Some of those in the field of Jewish education, meanwhile, doubt that vouchers will amount to a panacea.
Rabbi Philip Field, head of the Akiba Hebrew Academy in Philadelphia, does not believe that voucher plans are “aggressive enough” to make much of a dent in day school tuition costs, which at his school stands at just over $10,000 per year.
“Plus you deal with the other issue of crossing the church-state line,” said Field, whose school is hosting a national conference next month on the challenges facing Jewish secondary education.
In taking up what has proved to be one of the nation’s most contentious education issues — and one of the most divisive among Jews — NJCRAC said it wants the Jewish community to become actively involved not just in the debate over vouchers, but in the larger national dialogue about fixing the education system.
NJCRAC will debate the issue in Washington this month and will look to sharpen its policy on vouchers over the course of the coming year. No vote is expected at the conference.

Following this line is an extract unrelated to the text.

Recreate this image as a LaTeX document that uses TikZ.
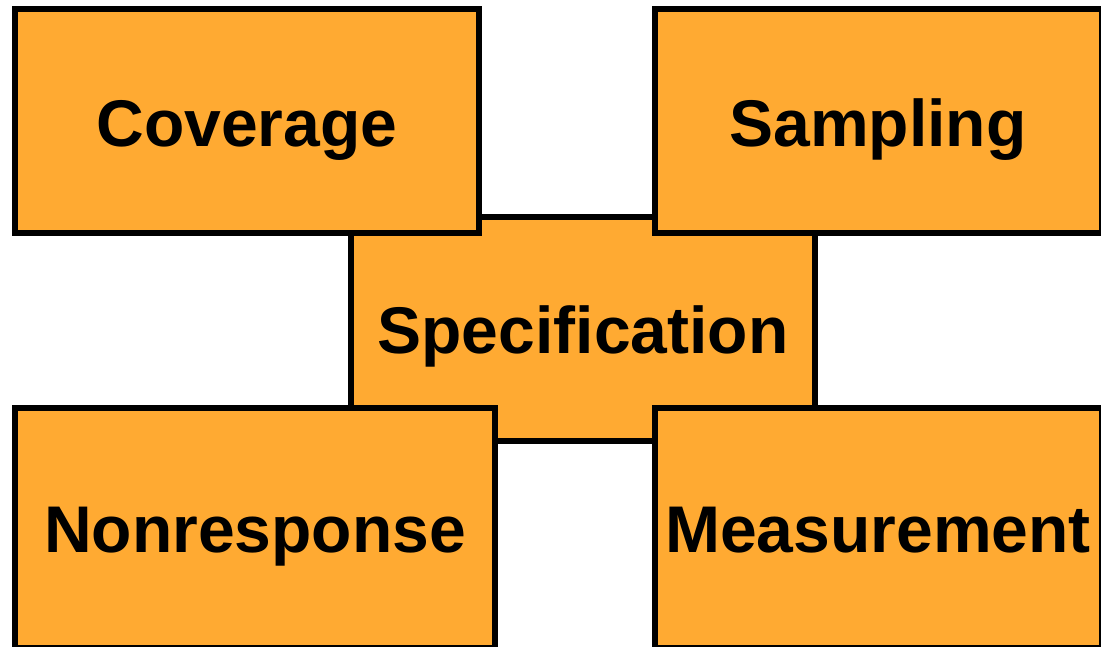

“Our decision to revisit this issue this year is an attempt to make our policies as relevant as possible and to confirm that the community still feels as strongly” opposed to vouchers “as it has in the past,” said Craig Sumberg, the organization’s director of public information and legal affairs.
NJCRAC, he added, decided to revisit its traditional position “in light of the not insubstantial support in parts of the community for policies like vouchers.”
For his part, Lewin said he hopes NJCRAC’s decision to re-examine the issue “reflects some willingness to modify positions.” But Hordes of ADL said Jews need to be careful “in ensuring that the solutions we come up with for the real problems that are there don’t undermine our commitment to the principles upon which our religious liberty has been built.”
NJCRAC isn’t the only Jewish organization that plans to weight in on the issue. The Jewish Policy Center, a think tank affiliated with the Republican-aligned National Jewish Coalition, is launching a campaign to promote school vouchers.
Republicans in Congress, meanwhile, are gearing up for what promises to be the most concerted push ever mounted for voucher legislation.
GOP leaders last month identified school choice as one of their top 10 legislative priorities. A bill called the “Safe and Affordable Schools Act” has emerged as the leading vehicle.
Sponsored by Sen. Paul Coverdell (R-Ga.), the bill would create a $50 million five-year pilot program offering vouchers to low-income parents whose children attend an “unsafe school.”
The outlook for passage of the bill remains unclear. In the last Congress, debate over a school voucher plan for the District of Columbia died in the Senate when Republicans were unable to override a Democrat-led filibuster.
The Senate has since taken on a more conservative face, but enacting voucher legislation remains a particularly daunting task given President Clinton’s stated opposition to the idea.
As Washington mulls the issue, debate over school choice continues in many states. In Ohio and Wisconsin — the only two states that have implemented voucher plans — court decisions have so far produced mixed results.
Voucher advocates were dealt a legal setback last month when a Wisconsin state judge struck down a Milwaukee plan to use taxpayer money to send poor children to religious schools. A similar plan in Cleveland was upheld in an Ohio state court last year. Both decisions are being appealed.
The two plans have been advanced as possible national models. Legal observers say either case could reach the Supreme Court within the next year or two.